GER had assumed the original charter of HCLA, as granted by the North Carolina State Board of Education, and in June re-branded the school as Three Rivers Academy.

Earlier this week, the State Board ruled on a request by TRA to move the school from Windsor to Powellsville at the site of the old C.G. White Middle School. Relocation outside a five-mile radius where the charter was originally granted had to first receive Board approval.

As for the distribution of the school’s assets, the statute states once a charter school is dissolved, the net assets of that school which are purchased with public funds become the property of the local school administration; in this case, Bertie County Public Schools.

However, should the State Board seek applicants to assume the charter of a school, then the school’s public assets shall transfer to the new entity and shall not go to the local school administration.

Bazemore-Hall represented herself at the hearing, accompanied only by her mother, Mildred. Stephon Bowen represented GER and Three Rivers Academy.

“The law is consistent, clear and unambiguous,” argued Bowen. “Instead of the assets reverting to the school district, they revert to whoever has been granted the assumption.”

Bowen said he had requested a list of the assets, but one had not been provided. He claimed TRA needed these assets, as well as records of special-needs students, in order to meet their scheduled opening date of Aug. 27.

Bazemore-Hall stated that she nor HCLA had received such a request, and said the items removed – including the buses – were placed on private property because the school had to vacate the County Road premises by the end of July.

During her address before the court, Bazemore-Hall spoke passionately of her devotion to the children of HCLA, and claimed some of the items GER were seeking had been donated to the school, including 15 computers from Duke University.

“We feel we are being bullied,” Bazemore-Hall said. “There is a difference in public versus private assets.”

After her presentation, which lasted for more than 20 minutes, Judge Cole measured his reply carefully as he made his ruling.

“The law states you must allow assets to flow to the new school,” the judge said. “While I certainly understand your emotion, I must make this decision based strictly on the law.”

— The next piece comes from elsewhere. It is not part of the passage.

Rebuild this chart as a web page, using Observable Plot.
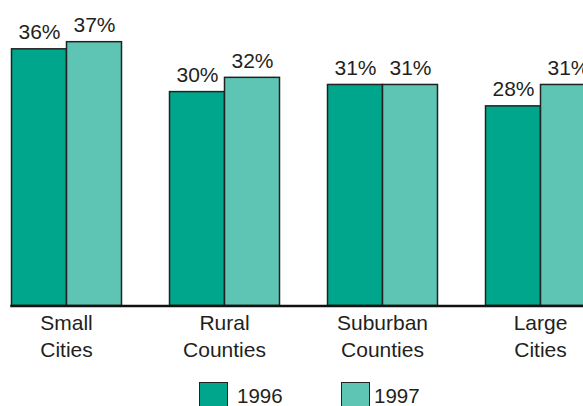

Cole then ordered Bazemore-Hall and HCLA to turn over the assets within the next 10 days, and attached a contempt order to the ruling which states there could be consequences if the ruling is not carried out.

Bowen requested that in addition to granting the injunction, that the judge attach language preventing any physical interference on the part of Bazemore-Hall or HCLA in the transfer of the assets.